The evolution of the LTC industry is in full swing and it will continue to evolve just as our societal needs evolve. Twenty years ago, care planning solutions were primarily nursing home plans. Twenty years from now, there will be features offered that we have yet to imagine! Innovation is exciting; we crave it as a society. Twenty years ago, cell phones were for the elite … today, everyone has one and we can’t live without them. Likewise, we must look at the “can’t live without” ideal of preparing for later-in-life needs.
Today’s care planning market consists of solutions that:
- Combine life insurance and long-term care to create a second pool of LTC benefits
- Provide access to the death benefit (or a portion thereof) to be used for care expenses
- Combine annuities with long-term care, which can provide income to cover care expenses
- Pay a benefit if/when LTC is needed, which is standalone traditional long-term care
There are multiple variations and riders for each of these solutions, which ultimately provide the deepest LTC planning pools ever made available! Let’s look at each one and decipher where it might be used:
1. Linked-benefit life: Leveraging premium to create a multiplied long-term care benefit pool. The LTC is the key reason for purchase; the life insurance component is secondary. The advantage to this solution is that it pays a promised benefit, either for LTC or as a legacy asset. Policies include a return of premium and offer single-pay or flex-pay funding options.
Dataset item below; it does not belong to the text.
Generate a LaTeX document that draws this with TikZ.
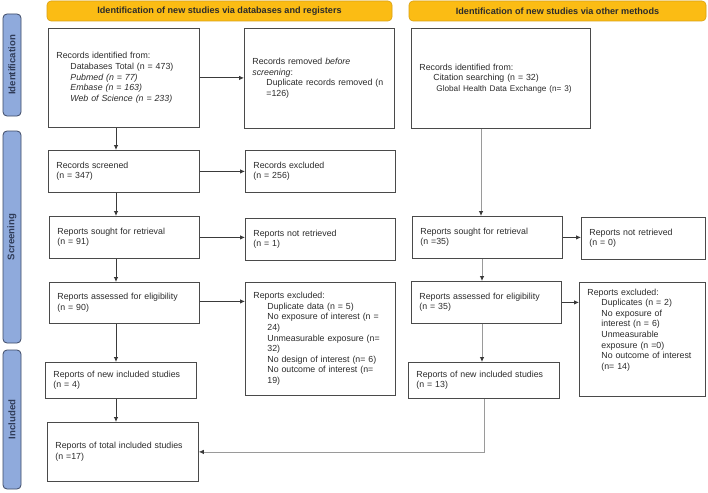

2. Accelerated benefit life: A key benefit driver in this scenario is the life insurance leverage; access to the life insurance as a living needs benefit is secondary. These products offer competitive life insurance benefits with minimal costs on the riders to access the death benefit. Once the life insurance is exhausted, the living benefit is also exhausted.
3. Linked-benefit annuity: This solution combines the benefits of an annuity with long-term care. If a care event happens, the annuity can be used to cover care expenses.
4. Standalone LTC: This option calls for annual premiums that create a greater benefit pool when care is needed. There is flexibility in plan design and shared benefits among couples may be available. A multi-life opportunity is also with this solution and can be used as an employer-sponsored offering.
Family dynamics may have changed, but familial needs have not. Income, protection, freedom and peace of mind are the core elements retirees think about when it comes to retirement. If long-term care protection were free wouldn’t everyone sign up? If the answer is yes, then the challenge ahead is not “do we need?” … it’s how to fill the need. We need to educate, create awareness and empower clients to make an informed decision about something that would make all the difference in how they live through the final stages of their life.
Shift the emotional and financial risk from clients and their loved ones so that they have choice in life when they need it most. It’s not the products that should lead the discussion; it’s the impact of what the products do that should drive the conversation. This statement is a far change from how care planning has been approached for years. A spreadsheet-driven sales strategy to shop the cheapest premium is something from the past.
However, do not confuse that to mean premium tolerance doesn’t matter. Premium should, in fact, be an integral part of the planning process. After all, premiums may be ongoing and the client should feel comfortable they have the resources to sustain the premium in future years.
Like any other protection plan, LTC policyholders should review their coverage at least annually to ensure their needs are still covered. A review doesn’t have to mean change, however. More times than not, the policyholder is better off keeping their coverage intact, but the review process itself is a healthy reminder and an audit of why care planning is so important.
Dignity, grace and peace of mind are worthy reasons to encourage a conversation with your client. They will thank you for it … and so will their families, for generations to come.